Thomas Mann2012 found footage party comedy Project X introduced audiences to the lanky, nervy Thomas Mann, and then he seemed to fade a little into roles that didn’t suit his ruffled, young Woody Allen persona like cheap Harry Potter rip-off Beautiful Creatures and Hansel & Gretel: Witch Hunters.

So it’s gratifying to see Mann put to the best use of his career so far in Sundance hit Me and Earl and the Dying Girl.

He plays Greg, a smart and sarcastic kid who wants to coast through life and school and not connect with anyone too deeply. He doesn’t even use the term ‘friend’ to describe Earl (RJ Cyler), the kid from the wrong aide of the tracks with whom he’s spent years homaging and parodying popular movies by making their own low-fi versions.

But when he’s forced by his well meaning mother to befriend Rachel (Olivia Cooke), a girl at school he hardly knows who’s been struck down by leukemia, the sardonic Greg might just find a way of letting the world in.

The 23 year old Texas native spoke to Moviehole.net in LA.

Did you have to approach it in a different way to Project X? Me and Earl and the Dying Girl is still funny, but it’s obviously very heartfelt.

You always approach every role differently.
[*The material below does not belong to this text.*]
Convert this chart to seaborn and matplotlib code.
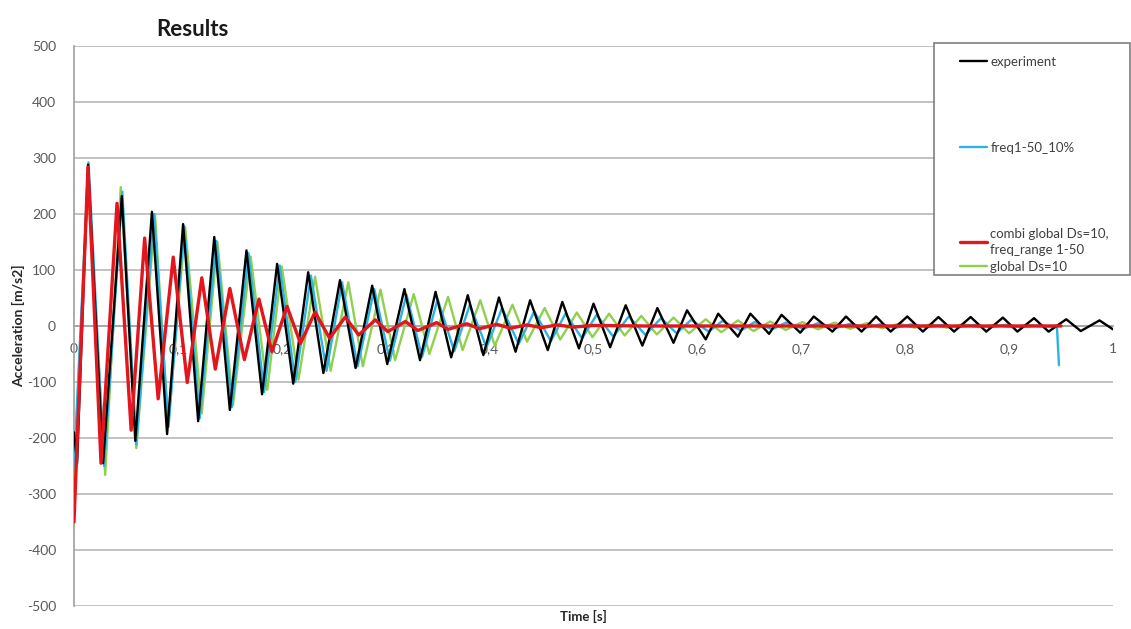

When I got that part I thought, ‘This is the meatiest part I’ve every had.’ Then when Me and Earl comes along, it’s like a whole different approach. It’s a much more personal story for a lot of reasons.

I had never been part of a film that required me to be so emotionally available, it wasn’t something I was comfortable with. I wasn’t even sure I would be able to deliver on the day, but I guess just thanks to Alfonso [Gomez-Rejon, director] trusting me and really getting to know and love these characters, it was much easier to reach that emotional point.

Did you get a lot of rehearsal time to find the dynamic?

There were a lot of conversations with Alfonso and Olivia. Olivia and I have been reading together since our first audition, which was about six months before we started shooting. I think the rehearsals kind of started way before we were even cast.

We were the first Greg and Rachel to read together, and it was the kind of thing where it just sort of clicked instantly, and you knew it was going to turn out okay. We got along. You can’t really fake chemistry. It’s not like there’s some workshop that you can send actors to try to bond. It either happens or it doesn’t.

Did it read like a comedy or a drama on the page?

From the first time I read it, I always approached it as more of a comedy. It was a great comedy with a lot of real emotional beats to it. In terms of Greg, he’s always trying to push the darkness away and keep everything sort of light hearted, because he’s not accustomed to dealing with this sort of emotional trauma.

That kind of reminded me a lot of how I was in high school, and how I might have dealt with that situation. He was just sort of awkward and clumsy to watch. That’s where a lot of the humor comes from until this sort of inevitable tragedy sneaks up on him, and then it kind of pulls the rug out from under him a little bit.